You need enough power to maintain the RPMs that the blade is tuned for. November 26, 2008

Question
I have built an M-14 small mill and tried to power it with my Allis Chalmers CA. I was figuring it would be a little small, and now I see it is a lot small for this. What is too much HP for this setup? It has the 46" blade and 10' carriage. I don't want to overpower it either.

Forum Responses
(Forum Responses)
From contributor D:
I used to run mine (46" too) with an Oliver Super 77 which I believe is about 45 hp, and I could make it lug a little on the larger logs.
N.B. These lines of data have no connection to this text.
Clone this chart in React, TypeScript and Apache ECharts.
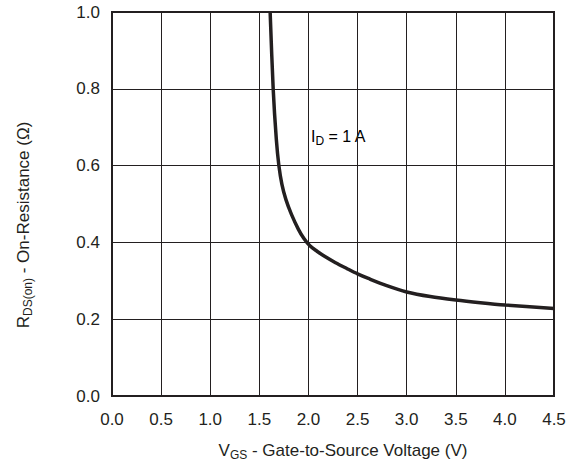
import React, { useEffect, useRef } from "react";
import * as echarts from "echarts";

const vgs = [1.61, 1.641, 1.673, 1.699, 1.73, 1.77, 1.827, 1.898, 1.954, 2.015, 2.087, 2.168, 2.276, 2.39, 2.5, 2.61, 2.79, 3.0, 3.24, 3.5, 3.75, 4.0, 4.5];
const rdson = [1.0, 0.8, 0.668, 0.6, 0.551, 0.512, 0.473, 0.434, 0.41, 0.391, 0.377, 0.363, 0.347, 0.332, 0.318, 0.306, 0.288, 0.271, 0.259, 0.25, 0.243, 0.237, 0.228];
const xTicks = [0, 0.5, 1.0, 1.5, 2.0, 2.5, 3.0, 3.5, 4.0, 4.5];
const yTicks = [0, 0.2, 0.4, 0.6, 0.8, 1.0];

const INK = "#231f20";
const FONT = "Liberation Sans, Arial, Helvetica, sans-serif";

export default function App() {
  const ref = useRef<HTMLDivElement>(null);
  useEffect(() => {
    document.body.style.margin = "0";
    const chart = echarts.init(ref.current!, null, { renderer: "svg" });
    const rich = {
      a: { fontSize: 17, lineHeight: 17, fontFamily: FONT, color: INK },
      s: { fontSize: 12, lineHeight: 12, padding: [9, 0, 0, 0], fontFamily: FONT, color: INK },
    };
    const richSmall = {
      a: { fontSize: 16, lineHeight: 16, fontFamily: FONT, color: INK },
      s: { fontSize: 12, lineHeight: 12, padding: [9, 0, 0, 0], fontFamily: FONT, color: INK },
    };
    chart.setOption({
      animation: false,
      textStyle: { fontFamily: FONT, color: INK },
      grid: {
        left: 112,
        right: 17,
        top: 12,
        bottom: 72,
        show: true,
        borderColor: INK,
        borderWidth: 2,
        backgroundColor: "transparent",
        outerBoundsMode: "none",
      },
      xAxis: {
        type: "value",
        min: xTicks[0],
        max: xTicks[xTicks.length - 1],
        interval: 0.5,
        axisLine: { show: true, lineStyle: { color: INK, width: 2 } },
        axisTick: { show: false },
        splitLine: { show: true, lineStyle: { color: INK, width: 1 } },
        axisLabel: {
          fontSize: 17,
          color: INK,
          margin: 15,
          fontFamily: FONT,
          formatter: (v: number) => v.toFixed(1),
        },
        name: "{a|V}{s|GS}{a| - Gate-to-Source Voltage (V)}",
        nameLocation: "middle",
        nameGap: 46,
        nameTextStyle: { rich, padding: [0, 0, 0, 20] },
      },
      yAxis: {
        type: "value",
        min: yTicks[0],
        max: yTicks[yTicks.length - 1],
        interval: 0.2,
        axisLine: { show: true, lineStyle: { color: INK, width: 2 } },
        axisTick: { show: false },
        splitLine: { show: true, lineStyle: { color: INK, width: 1 } },
        axisLabel: {
          fontSize: 17,
          color: INK,
          margin: 12,
          fontFamily: FONT,
          formatter: (v: number) => v.toFixed(1),
        },
        name: "{a|R}{s|DS(on)}{a| - On-Resistance (Ω)}",
        nameLocation: "middle",
        nameGap: 80,
        nameTextStyle: { rich, padding: [0, 42, 0, 0] },
      },
      graphic: [
        {
          type: "text",
          left: 311,
          top: 126,
          style: {
            text: "{a|I}{s|D}{a| = 1 A}",
            rich: richSmall,
          },
        },
      ],
      series: [
        {
          type: "line",
          data: vgs.map((v, i) => [v, rdson[i]]),
          smooth: 0.3,
          showSymbol: false,
          symbol: "none",
          lineStyle: { color: INK, width: 3.5 },
          clip: true,
        },
      ],
    });
    return () => chart.dispose();
  }, []);
  return <div ref={ref} style={{ width: 571, height: 468 }} />;
}
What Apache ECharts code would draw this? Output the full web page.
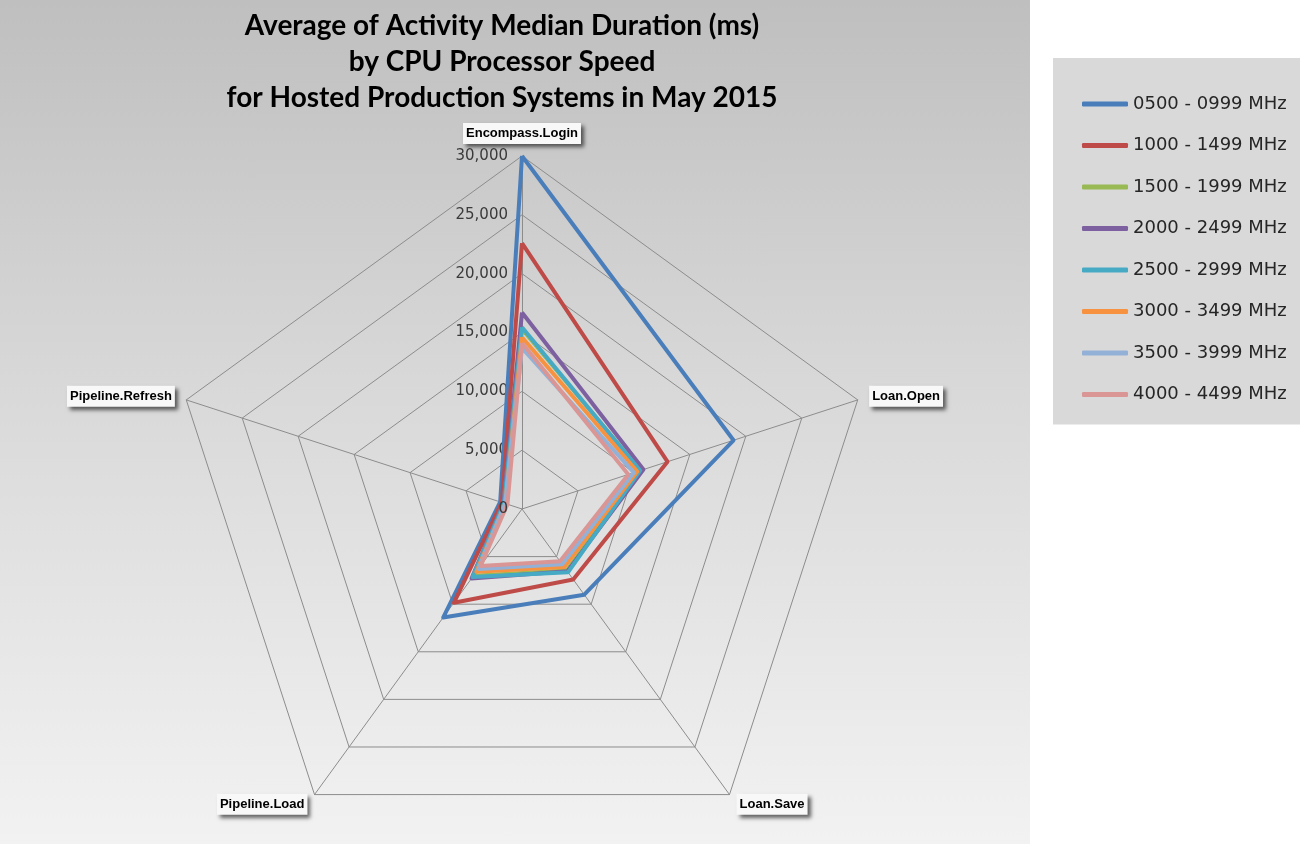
<!DOCTYPE html>
<html>
<head>
<meta charset="utf-8">
<title>Average of Activity Median Duration by CPU Processor Speed</title>
<script src="https://cdn.jsdelivr.net/npm/echarts@6/dist/echarts.min.js"></script>
<style>
  html, body { margin: 0; padding: 0; background: #ffffff; }
  #panel {
    position: absolute; left: 0; top: 0; width: 1030px; height: 844px;
    background: linear-gradient(to bottom, #bfbfbf 0%, #d8d8d8 45%, #f2f2f2 100%);
  }
  #chart { position: absolute; left: 0; top: 0; width: 1300px; height: 844px; }
</style>
</head>
<body>
<div id="panel"></div>
<div id="chart"></div>
<script>
// Activities, in the order they are laid out round the radar (top, then counter-clockwise)
const categories = ['Encompass.Login', 'Pipeline.Refresh', 'Pipeline.Load', 'Loan.Save', 'Loan.Open'];
const axisMin = 0;
const axisMax = 30000;

// Average median duration (ms) per activity, one list per CPU speed band
const speedBands = ['0500 - 0999 MHz', '1000 - 1499 MHz', '1500 - 1999 MHz', '2000 - 2499 MHz',
                    '2500 - 2999 MHz', '3000 - 3499 MHz', '3500 - 3999 MHz', '4000 - 4499 MHz'];
const mhz0500 = [30000, 1950, 11400, 9000, 18900];
const mhz1000 = [22600, 1800, 9850, 7400, 13000];
const mhz1500 = [15300, 1650, 7000, 6450, 10600];
const mhz2000 = [16700, 1650, 7300, 6550, 10850];
const mhz2500 = [15450, 1600, 7150, 6650, 10550];
const mhz3000 = [14600, 1500, 6600, 6100, 10300];
const mhz3500 = [13700, 1500, 6300, 5800, 10000];
const mhz4000 = [14100, 1300, 6000, 5500, 9500];
const bandValues = [mhz0500, mhz1000, mhz1500, mhz2000, mhz2500, mhz3000, mhz3500, mhz4000];

const bandColors = ['#4a7ebb', '#be4b48', '#98b954', '#7d60a0', '#46aac5', '#f69240', '#93b1d6', '#d99694'];

// radar geometry
const radarCenter = [522, 509];
const radarRadius = 353;
const scaleLabelMargin = 14;
const scaleLabelStyle = { fontFamily: 'DejaVu Sans', fontSize: 15, color: '#3a3a3a' };

const chart = echarts.init(document.getElementById('chart'), null, { renderer: 'canvas' });

const indicator = categories.map(function (name, i) {
  const ind = { name: name, min: axisMin, max: axisMax };
  if (i === 0) {
    // value scale is labelled only along the top spoke
    ind.axisLabel = Object.assign({
      show: true,
      showMinLabel: true,
      showMaxLabel: true,
      hideOverlap: false,
      margin: scaleLabelMargin
    }, scaleLabelStyle);
  }
  return ind;
});

const series = speedBands.map(function (band, i) {
  return {
    name: band,
    type: 'radar',
    symbol: 'none',
    color: bandColors[i],
    lineStyle: { width: 4, color: bandColors[i] },
    emphasis: { disabled: true },
    data: [{ name: band, value: bandValues[i] }]
  };
});

chart.setOption({
  animation: false,
  title: {
    text: 'Average of Activity Median Duration (ms)\nby CPU Processor Speed\nfor Hosted Production Systems in May 2015',
    left: 497,
    top: 3,
    textAlign: 'center',
    textStyle: {
      fontFamily: 'Lato',
      fontWeight: 'bold',
      fontSize: 28,
      lineHeight: 36,
      color: '#000000'
    }
  },
  legend: {
    orient: 'vertical',
    left: 1053,
    top: 58,
    padding: [36, 22, 20, 29],
    backgroundColor: '#d9d9d9',
    icon: 'roundRect',
    itemWidth: 46,
    itemHeight: 5,
    itemGap: 21.5,
    selectedMode: false,
    textStyle: {
      fontFamily: 'DejaVu Sans',
      fontSize: 18,
      lineHeight: 20,
      color: '#262626'
    },
    data: speedBands
  },
  radar: {
    center: radarCenter,
    radius: radarRadius,
    startAngle: 90,
    splitNumber: 6,
    shape: 'polygon',
    indicator: indicator,
    axisName: {
      color: '#000000',
      fontFamily: 'Liberation Sans',
      fontWeight: 'bold',
      fontSize: 13,
      backgroundColor: '#f8f8f8',
      padding: [4, 3, 4, 3],
      shadowColor: 'rgba(0,0,0,0.6)',
      shadowBlur: 4,
      shadowOffsetX: 3,
      shadowOffsetY: 3
    },
    nameGap: 12,
    axisLine: { lineStyle: { color: '#8c8c8c', width: 1 } },
    axisTick: { show: false },
    axisLabel: { show: false },
    splitLine: { lineStyle: { color: '#8c8c8c', width: 1 } },
    splitArea: { show: false }
  },
  // the scale's origin label sits at the radar centre
  graphic: [{
    type: 'text',
    x: radarCenter[0] - scaleLabelMargin,
    y: radarCenter[1],
    silent: true,
    z: 10,
    style: {
      text: echarts.format.addCommas(axisMin),
      align: 'right',
      verticalAlign: 'middle',
      font: scaleLabelStyle.fontSize + 'px "' + scaleLabelStyle.fontFamily + '"',
      fill: scaleLabelStyle.color
    }
  }],
  series: series
});
</script>
</body>
</html>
My Oliver 1550 ran it fine at 50 - 55 hp. Smaller is okay if you slow down the feed, and aren't worried about volume. Anything over 60 hp may be overkill. I don't recall if the manual addresses the issue.



From contributor A:
I can not remember if it was 1hp per tooth or 1 hp per inch of blade on circle mills. But I would guess 45 to 50 hp to be about right for that setup. A little too much is better than too little. The rpm that the blade is hammered for is as important as anything, and being able to keep at that rpm is your goal.


From contributor B:
I have heard for production use 5 hp per inch of the saw in the cut. A 46 should cut around 18 inches, so that would be 90 horses. I run a 48 with 130 horses. We used to have 75 on it and it was kind of slow. I can take a cut through a 6 inch cant in just under 2 seconds with the big engine. The thing with the small engine is if you let the saw rpm drop, the saw won't stand up. Horsepower needs are also going to depend on the gauge of the saw and the pattern. F style pulls more power than B style because of more teeth in the cut.